Excerpt taken from CNNMoney.com 4/17/2007
With eye toward environment, longevity, roofing gets back to nature.
With American’s new found concern over global warming, and the age old desire to stretch the dollar as far as it can go, more and more buildings are going green, literally.
The number of buildings with green roofs - rooftops covered in hearty plants like sedum and prairie grass - grew 25 percent last year, according to the industry association Green Roofs for Healthy Cities.
Moreover, building with intensive green roofs, which generally have larger plants or grasses as opposed to the ground cover-like sedum or other succulents, increased by 110 percent.
The numbers are still small. Leslie Hoffman, executive director of the sustainable development organization Earth Pledge, said 300 roofs went green in the U.S. last year, the average of which was 5,000 square feet.

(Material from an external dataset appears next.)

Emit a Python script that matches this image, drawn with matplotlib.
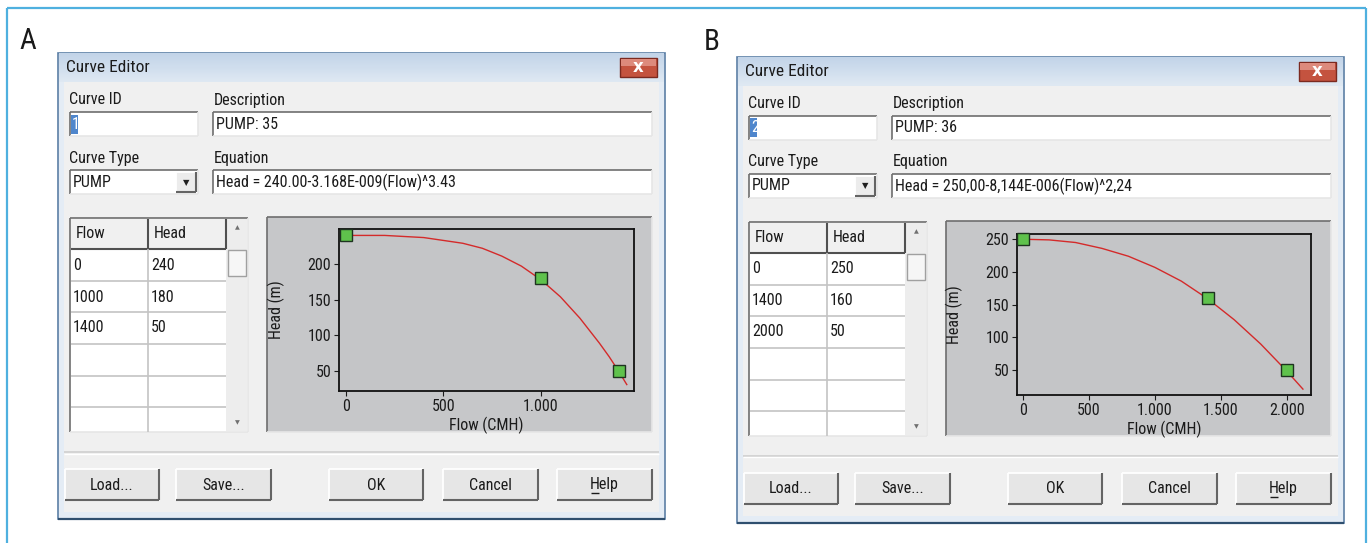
import numpy as np
import matplotlib
matplotlib.use('Agg')
import matplotlib.pyplot as plt
from matplotlib.patches import Rectangle
from matplotlib import font_manager as fm
from matplotlib.font_manager import FontProperties

# ---------------- data ----------------
panel_labels = ['A', 'B']
curve_ids = ['1', '2']
descriptions = ['PUMP: 35', 'PUMP: 36']
curve_types = ['PUMP', 'PUMP']
equations = ['Head = 240.00-3.168E-009(Flow)^3.43',
             'Head = 250,00-8,144E-006(Flow)^2,24']

table_flow_A = ['0', '1000', '1400']
table_head_A = ['240', '180', '50']
table_flow_B = ['0', '1400', '2000']
table_head_B = ['250', '160', '50']

points_flow_A = [0, 1000, 1400]
points_head_A = [240, 180, 50]
points_flow_B = [0, 1400, 2000]
points_head_B = [250, 160, 50]

# fitted curves
curve_flow_A = [0, 200, 400, 600, 700, 800, 900, 1000, 1100, 1200, 1300, 1350, 1400, 1440]
curve_head_A = [240, 240, 237, 229, 222, 211, 197, 178, 154, 124, 89, 70, 49, 31]
curve_flow_B = [0, 200, 400, 600, 800, 1000, 1200, 1400, 1600, 1800, 2000, 2120]
curve_head_B = [250, 249, 245, 236, 224, 207, 186, 159, 127, 90, 48, 21]

xticks_A = [0, 500, 1000]
xticklabels_A = ['0', '500', '1.000']
xticks_B = [0, 500, 1000, 1500, 2000]
xticklabels_B = ['0', '500', '1.000', '1.500', '2.000']
yticks_A = [50, 100, 150, 200]
yticks_B = [50, 100, 150, 200, 250]
xlim_A = (-34, 1477)
ylim_A = (22, 249)
xlim_B = (-43, 2181)
ylim_B = (12, 258)

button_labels = ['Load...', 'Save...', 'OK', 'Cancel', 'Help']

# ---------------- fonts ----------------
def find_narrow():
    bad = ('bold', 'italic', 'oblique', 'light', 'black', 'medium', 'thin',
           'semibold', 'extra', 'heavy', 'demi', 'hairline')
    prefs = ['Liberation Sans Narrow', 'Arial Narrow', 'Roboto Condensed',
             'Open Sans Condensed', 'Noto Sans', 'DejaVu Sans', 'Open Sans',
             'Roboto', 'Noto Sans Display']
    cands = []
    for f in fm.fontManager.ttflist:
        fn = f.fname.lower().split('/')[-1]
        nm = f.name
        st = str(f.stretch)
        narrow = ('narrow' in nm.lower() or 'condensed' in nm.lower() or
                  'narrow' in fn or 'condensed' in fn or 'condensed' in st)
        if not narrow:
            continue
        if any(b in fn.replace('condensed', '').replace('narrow', '') for b in bad):
            continue
        if f.style != 'normal':
            continue
        cands.append(f)
    for p in prefs:
        for f in cands:
            if f.name == p or f.name.startswith(p):
                return f.fname, True
    if cands:
        return cands[0].fname, True
    return None, False


NARROW_PATH, HAVE_NARROW = find_narrow()


def FP(size):
    if HAVE_NARROW:
        return FontProperties(fname=NARROW_PATH, size=size)
    return FontProperties(family='Liberation Sans', size=size * 0.9)


TXT = '#1b1b1b'
FS = 11.5

W, H = 1370, 543
fig = plt.figure(figsize=(W / 100, H / 100), dpi=100)
fig.patch.set_facecolor('white')
bg = fig.add_axes([0, 0, 1, 1])
bg.set_xlim(0, W)
bg.set_ylim(H, 0)
bg.axis('off')


def rect(x0, y0, x1, y1, fc, ec='none', lw=0, z=1):
    bg.add_patch(Rectangle((x0, y0), x1 - x0, y1 - y0, facecolor=fc,
                           edgecolor=ec, linewidth=lw, zorder=z))


def hl(x0, x1, y, c, lw=1.0, z=3):
    bg.plot([x0, x1], [y, y], color=c, lw=lw, zorder=z, solid_capstyle='butt')


def vl(x, y0, y1, c, lw=1.0, z=3):
    bg.plot([x, x], [y0, y1], color=c, lw=lw, zorder=z, solid_capstyle='butt')


def sunken(x0, y0, x1, y1, fc='white', z=2):
    rect(x0, y0, x1, y1, fc, z=z)
    hl(x0, x1, y0, '#6e6e6e', 1.2, z + 1)
    vl(x0, y0, y1, '#6e6e6e', 1.2, z + 1)
    hl(x0, x1, y1, '#e6e6e6', 1.2, z + 1)
    vl(x1, y0, y1, '#e6e6e6', 1.2, z + 1)


def raised(x0, y0, x1, y1, fc='#e8e8e8', z=2):
    rect(x0, y0, x1, y1, fc, z=z)
    hl(x0, x1, y0, '#ffffff', 1.3, z + 1)
    vl(x0, y0, y1, '#ffffff', 1.3, z + 1)
    hl(x0, x1, y1, '#646464', 1.5, z + 1)
    vl(x1, y0, y1, '#646464', 1.5, z + 1)


def text(x, y, s, size=FS, ha='left', va='center', color=TXT, fp=None, **kw):
    if fp is None:
        fp = FP(size)
    return bg.text(x, y, s, fontproperties=fp, ha=ha, va=va, color=color,
                   zorder=10, **kw)


def symbol(x, y, s, size, color):
    return bg.text(x, y, s, fontsize=size, ha='center', va='center', color=color,
                   family='DejaVu Sans', zorder=10)


# outer frame
frame_c = '#4fb0df'
hl(7, 1366, 8, frame_c, 1.6)
vl(7, 8, 543, frame_c, 1.6)
vl(1366, 8, 543, frame_c, 1.6)

offsets = [(0, 0), (679, 3.5)]
tables = [(table_flow_A, table_head_A), (table_flow_B, table_head_B)]
pts = [(points_flow_A, points_head_A), (points_flow_B, points_head_B)]
curves = [(curve_flow_A, curve_head_A), (curve_flow_B, curve_head_B)]
xt = [(xticks_A, xticklabels_A), (xticks_B, xticklabels_B)]
yt = [yticks_A, yticks_B]
lims = [(xlim_A, ylim_A), (xlim_B, ylim_B)]
ax_boxes = [(339, 229, 634, 391), (1017, 234, 1311, 395)]
letter_pos = [(28, 41), (712, 42)]

for i in range(2):
    dx, dy = offsets[i]
    X = lambda v: v + dx
    Y = lambda v: v + dy

    # panel letter
    text(letter_pos[i][0], letter_pos[i][1], panel_labels[i], size=21, ha='center',
         color='#1a1a1a')

    # dialog body
    rect(X(58), Y(53), X(665), Y(519), '#f0f0f0', ec='#5b7fa6', lw=1.2, z=1)
    rect(X(59), Y(82), X(64), Y(518), '#e4ecf5', z=1.5)
    rect(X(659), Y(82), X(664), Y(518), '#e4ecf5', z=1.5)
    rect(X(59), Y(512), X(664), Y(518), '#e4ecf5', z=1.5)
    hl(X(58), X(665), Y(519), '#2f4f6f', 1.6, 4)
    # title bar gradient
    n = 28
    c0 = np.array([0.76, 0.83, 0.91])
    c1 = np.array([0.87, 0.91, 0.95])
    for k in range(n):
        t = k / (n - 1)
        y0 = Y(53) + k * (29 / n)
        rect(X(59), y0, X(664), y0 + 29 / n + 0.3, tuple(c0 * (1 - t) + c1 * t), z=1.6)
    text(X(66), Y(68), 'Curve Editor', size=FS + 1)
    # close button
    rect(X(620), Y(58), X(657), Y(77), '#c4533f', ec='#7b2a20', lw=1, z=2)
    rect(X(621), Y(59), X(656), Y(66), '#dd8a7c', z=2.5)
    bg.text(X(638.5), Y(67.5), 'x', fontsize=12, ha='center', va='center', color='white',
            family='DejaVu Sans', fontweight='bold', zorder=10)

    # labels and edit boxes
    text(X(69), Y(100), 'Curve ID')
    sunken(X(70), Y(112), X(198), Y(136))
    rect(X(71.5), Y(114.5), X(78), Y(133.5), '#4f86cc', z=5)
    text(X(72), Y(124.5), curve_ids[i], color='white')

    text(X(214), Y(100), 'Description')
    sunken(X(213), Y(112), X(652), Y(136))
    text(X(216), Y(124.5), descriptions[i])

    text(X(69), Y(158), 'Curve Type')
    sunken(X(70), Y(170), X(198), Y(194))
    text(X(73), Y(182.5), curve_types[i])
    raised(X(176), Y(172), X(196), Y(192), fc='#ececec', z=4)
    symbol(X(186), Y(182.5), '\u25bc', 6, '#202020')

    text(X(214), Y(158), 'Equation')
    sunken(X(213), Y(170), X(652), Y(194))
    text(X(216), Y(182.5), equations[i])

    # table
    sunken(X(70), Y(218), X(248), Y(432), fc='white')
    rect(X(71), Y(219), X(226), Y(249), '#f0f0f0', z=3)
    grid_c = '#c4c4c4'
    row_lines = [281, 312, 344, 376, 407]
    for ry in row_lines:
        hl(X(71), X(226), Y(ry), grid_c, 1.2, 4)
    hl(X(71), X(226), Y(249), '#505050', 1.5, 4)
    vl(X(148), Y(219), Y(432), grid_c, 1.2, 4)
    vl(X(148), Y(219), Y(249), '#505050', 1.5, 5)
    vl(X(226), Y(219), Y(249), '#505050', 1.5, 5)
    text(X(76), Y(233.5), 'Flow')
    text(X(154), Y(233.5), 'Head')
    fl, hd = tables[i]
    row_c = [265, 297, 328]
    for r in range(len(fl)):
        text(X(73), Y(row_c[r]), fl[r])
        text(X(151), Y(row_c[r]), hd[r])
    # scrollbar
    rect(X(226.5), Y(219), X(247.5), Y(431), '#ededed', z=3)
    symbol(X(237), Y(228), '\u25b2', 4.5, '#707070')
    rect(X(228), Y(250), X(246), Y(276), '#f6f6f6', ec='#a0a0a0', lw=1, z=4)
    symbol(X(237), Y(423), '\u25bc', 4.5, '#707070')

    # plot panel
    sunken(X(267), Y(217), X(652), Y(432), fc='#c6c7c9')

    # separator & buttons
    hl(X(64), X(659), Y(452), '#cfcfcf', 1.2, 3)
    hl(X(64), X(659), Y(453.5), '#ffffff', 1.0, 3)
    bx = [(65, 159), (176, 271), (329, 423), (443, 538), (557, 652)]
    for (b0, b1), lab in zip(bx, button_labels):
        raised(X(b0), Y(469), X(b1), Y(500), fc='#e6e6e6', z=3)
        cx = X((b0 + b1) / 2)
        t = text(cx, Y(485), lab, ha='center')
        if lab == 'Help':
            fig.canvas.draw()
            r = fig.canvas.get_renderer()
            bb = t.get_window_extent(r)
            th = bg.text(0, 0, 'H', fontproperties=FP(FS))
            hb = th.get_window_extent(r)
            th.remove()
            hl(bb.x0 + 0.5, bb.x0 + hb.width - 0.5, Y(493), TXT, 1.0, 10)

    # chart
    x0, y0, x1, y1 = ax_boxes[i]
    ax = fig.add_axes([x0 / W, 1 - y1 / H, (x1 - x0) / W, (y1 - y0) / H])
    ax.set_facecolor('#c4c5c7')
    cf, ch = curves[i]
    ax.plot(cf, ch, color='#d42a2a', lw=1.0, zorder=2)
    pf, ph = pts[i]
    ax.plot(pf, ph, ls='none', marker='s', markersize=8.5, markerfacecolor='#5fc24c',
            markeredgecolor='#1e3320', markeredgewidth=1.0, zorder=3, clip_on=False)
    ax.set_xlim(*lims[i][0])
    ax.set_ylim(*lims[i][1])
    ax.set_xticks(xt[i][0])
    ax.set_xticklabels(xt[i][1])
    ax.set_yticks(yt[i])
    for s in ax.spines.values():
        s.set_color('#111111')
        s.set_linewidth(1.3)
    ax.tick_params(axis='both', direction='out', length=3.5, width=0.8, pad=2,
                   colors='#1b1b1b')
    for lab in ax.get_xticklabels() + ax.get_yticklabels():
        lab.set_fontproperties(FP(11.5))
    ax.set_xlabel('Flow (CMH)', fontproperties=FP(11.5), color='#1b1b1b')
    ax.set_ylabel('Head (m)', fontproperties=FP(11.5), color='#1b1b1b')
    axw, axh = x1 - x0, y1 - y0
    ax.xaxis.set_label_coords(0.5, -(417 - 391) / axh)
    ax.yaxis.set_label_coords(-54 / axw, 0.5)

fig.savefig('out.png', dpi=100, facecolor='white')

Easing the burden on the environment is partly driving this trend. Experts say a green roof can save up to 10 percent on a building’s energy costs, mostly by keeping it cool during the summer and reducing the burden on air conditioners.
Plant-covered roofs also help absorb carbon dioxide from the atmosphere, reduce the effect of rediant heating from cities, ease the burden on city storm water systems by drastically absorbing rain water runoff, and can boost the efficiency of solar panels by 15 percent.
Cost is a big barrier for many people.
Christian Werthmann, a Harvard landscape architecture professor, said a basic green roof, using just succulents and rocks, can cost as little as $6 a square foot and go up from there.
A big reason landlords decide to green up a rooftop is structural: protective plants and the material they grow in can more than double a roof’s lifetime, Werthmann said at a recent green roofs conference at the New York Botanical Garden.